[Qt-interest] Standard keys in menus

KC Jones kc at asperasoft.com
Mon Oct 19 02:01:58 CEST 2009


Thanks for the pointers.  It helps me better understand how
actions and menus fit together.

>> Am I really supposed to code slots for each standard key I put in the menu?
>
> Yes. Usually thats easy though, as the delete-code is inside a slot in
> the relevant widget. That means all you need to do is connect the action
> to the right slot of the right widget.

And keep changing that with disconnect()/connect() as focus
moves?  Seems like a lot of unnecessary work.

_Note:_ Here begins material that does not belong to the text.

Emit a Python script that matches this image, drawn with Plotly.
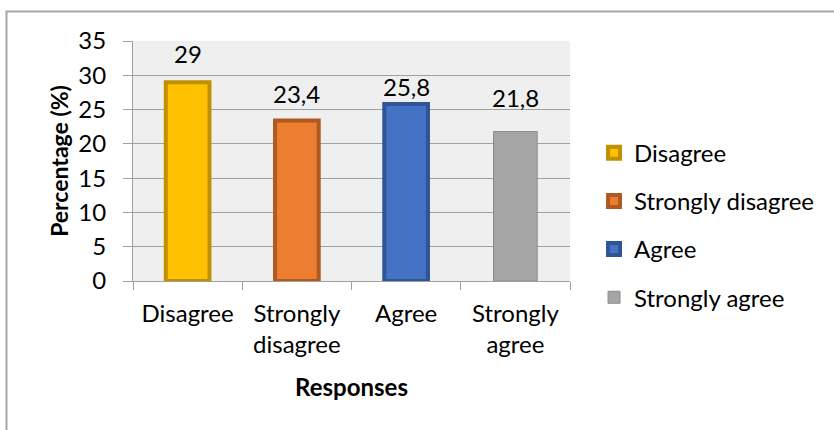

>> And how am I supposed to implement correct menu enable/disable sensitivity?
>
> Listen to focus changes or enter/leave events and enable/disable the
> actions.

I had not thought about this approach.  But now that I take
a closer look at QAction, I see that the way I thought it
would work is not possible.

What I *thought* I would do would be to subclass QAction and
implement the isEnabled() method to examine the current
widget (or clipboard contents, or...) to determine if the
action was possible at the time the menu is posted.  This
assumed that menus would call isEnabled prior to showing the
menu, and that QAction::isEnabled() was virtual -- which it
is not.

I'm surprised by this.

>> Unless I'm missing something, I would suggest it would be very useful
>> to provide static QAction instances for many of the statdard
>> QKeySequences.
>
> Well, the problem is how should the slot be implemented by Qt in a
> generic way? And how should the action decide which widget to connect
> to, for example if you have multiple text edits. This is part of your
> job as app developer - to put the widgets together and connect them to
> create a meaningful application.

If my approach of specialized QActions were possible, it
would be pretty trivial to implement standard actions for
some of the more important standard key sequences.

But now that I see how these objects work, I see your point.